Before I go into the details of our support for the Bill, may I apologise, especially to the Deputy Minister for Women and Equality, for the fact that I will have to leave just before the end of the debate, although no discourtesy is intended? I am pleased to say that she will know that although I have several comments to make about the Bill, my party certainly supports it and regrets, in one sense, that our debate is only a rehearsal for proceedings that will presumably take place in the fairly near future and follow through to the Bill's enactment.

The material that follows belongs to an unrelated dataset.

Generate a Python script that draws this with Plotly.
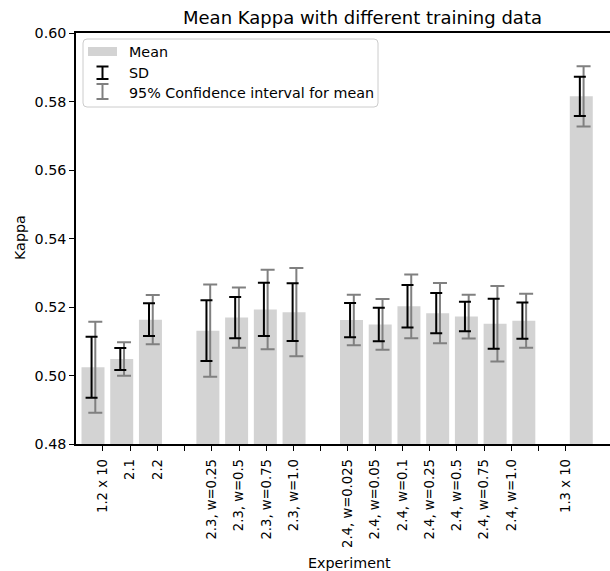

The very title of the Bill seems to encapsulate how we have turned round 180° in our approach to these issues. It is not an anti-discrimination Bill, but an equality Bill, which represents a fundamental change of approach. Indeed, although I noticed that the Joint Committee described clause 3 as being more like a party manifesto than a piece of legislation, the provision nevertheless makes it clear that the Bill is hugely aspirational, with the intention of promoting equality rather than giving people the means of dealing with discrimination. After all, the opportunity to deal with discrimination comes only after the event if the law gives one rights to protest against it. The Bill is an attempt to give people legal rights so that they are equal in the first place. That is a fundamentally different approach.
Reading through the submissions that we have received, I was interested to see that, whatever their initial reaction, the overwhelming majority of organisations are now pretty well on board, although some have made supplementary comments on what is necessary. The right hon. Gentleman mentioned the legislation's application in Scotland. Even those of us who represent Scottish constituencies appreciate the fact that the Bill addresses the differences between the roles of the Scottish Parliament and the Westminster Parliament, but I hope that when the Bill is enacted and the commission is established some clarification will be made available, otherwise people in Scotland might be confused about where to turn for support. I am sure that that can be done.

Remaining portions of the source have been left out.